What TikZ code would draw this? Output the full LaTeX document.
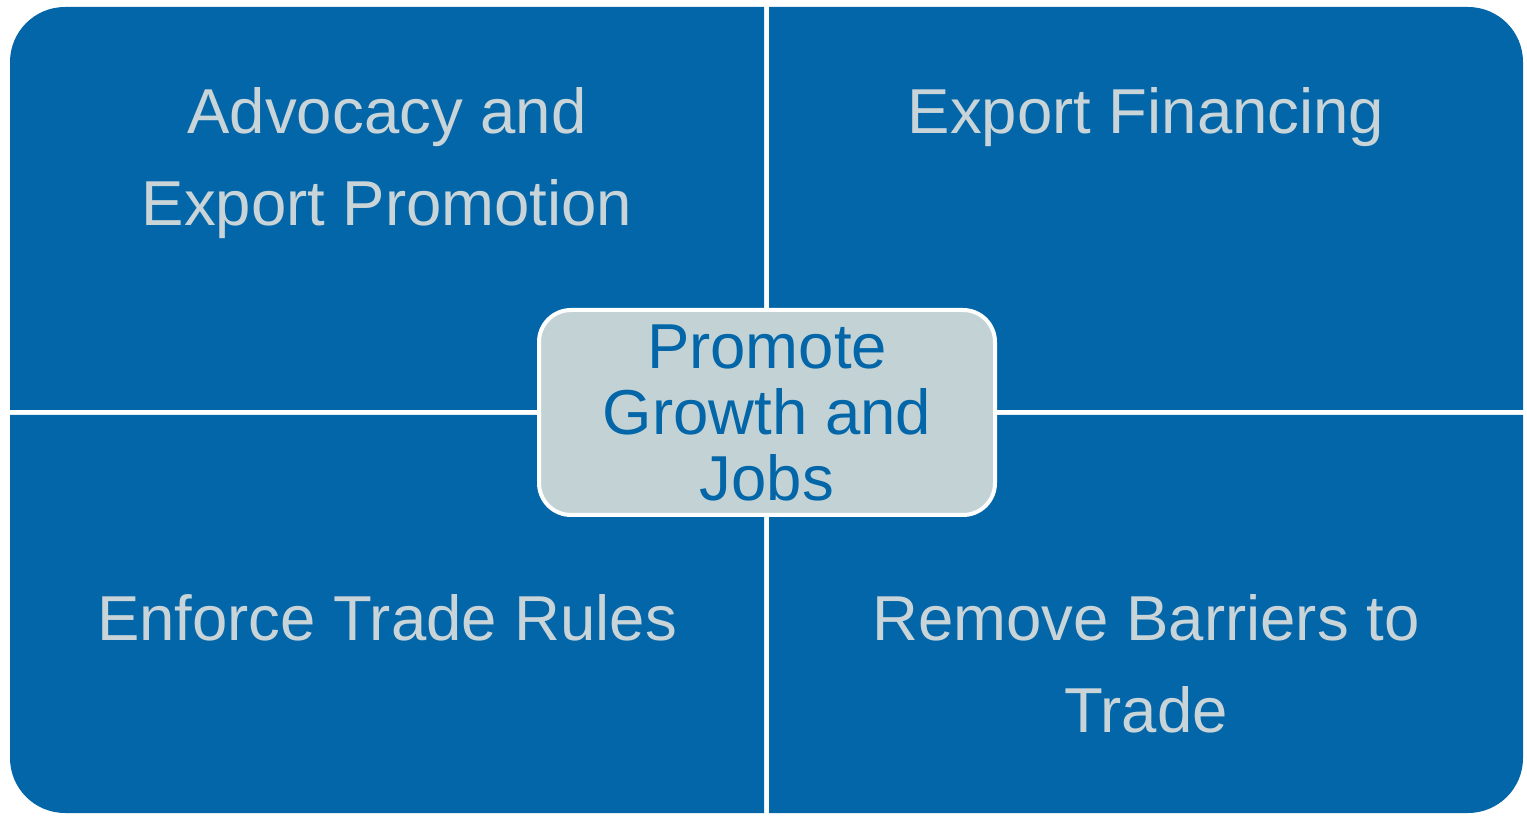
\documentclass[tikz,border=0pt]{standalone}
\usepackage{fontspec}
\setmainfont{Liberation Sans}
\definecolor{tradeblue}{HTML}{0266A8}
\definecolor{tradegray}{HTML}{C8D4D8}
\definecolor{hubfill}{HTML}{C3D3D5}
\tikzset{
quad/.style={fill=tradeblue}, % the four blue quadrants
quadtext/.style={text=tradegray, align=center, inner sep=0pt, anchor=north,
  font=\fontsize{63.5}{92}\selectfont}, % labels of the quadrants
hub/.style={draw=white, line width=4pt, fill=hubfill, rounded corners=32pt,
  minimum width=456pt, minimum height=205pt, text=tradeblue, align=center,
  inner sep=0pt, font=\fontsize{63.5}{66}\selectfont}, % the box in the middle
}

\begin{document}
\begin{tikzpicture}[x=1pt,y=1pt]
  \useasboundingbox (0,0) rectangle (1527,815);

  % quadrants, only the outer corner is rounded
  \fill[quad] (764,405) -- (10,405) -- (10,753) arc[start angle=180, end angle=90, radius=55pt] -- (764,808) -- cycle;
  \fill[quad] (769,405) -- (769,808) -- (1468,808) arc[start angle=90, end angle=0, radius=55pt] -- (1523,405) -- cycle;
  \fill[quad] (764,400) -- (764,2) -- (65,2) arc[start angle=270, end angle=180, radius=55pt] -- (10,400) -- cycle;
  \fill[quad] (769,400) -- (769,2) -- (1468,2) arc[start angle=270, end angle=360, radius=55pt] -- (1523,400) -- cycle;

  \node[quadtext] (advocacy) at (387,728) {Advocacy and\\Export Promotion};
  \node[quadtext] (financing) at (1146,727.5) {Export Financing};
  \node[quadtext] (enforce) at (387,221) {Enforce Trade Rules};
  \node[quadtext] (barriers) at (1146,221) {Remove Barriers to\\Trade};

  \node[hub] (growth) at (767,402.5) {Promote\\Growth and\\Jobs};
\end{tikzpicture}
\end{document}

Written problem.
Repeat only the lines between the start of the data and the line with "(0,0) rectangle (1527,815);", including those two lines, and skip the pictures.

Reply.
What TikZ code would draw this? Output the full LaTeX document.
\documentclass[tikz,border=0pt]{standalone}
\usepackage{fontspec}
\setmainfont{Liberation Sans}
\definecolor{tradeblue}{HTML}{0266A8}
\definecolor{tradegray}{HTML}{C8D4D8}
\definecolor{hubfill}{HTML}{C3D3D5}
\tikzset{
quad/.style={fill=tradeblue}, % the four blue quadrants
quadtext/.style={text=tradegray, align=center, inner sep=0pt, anchor=north,
  font=\fontsize{63.5}{92}\selectfont}, % labels of the quadrants
hub/.style={draw=white, line width=4pt, fill=hubfill, rounded corners=32pt,
  minimum width=456pt, minimum height=205pt, text=tradeblue, align=center,
  inner sep=0pt, font=\fontsize{63.5}{66}\selectfont}, % the box in the middle
}

\begin{document}
\begin{tikzpicture}[x=1pt,y=1pt]
  \useasboundingbox (0,0) rectangle (1527,815);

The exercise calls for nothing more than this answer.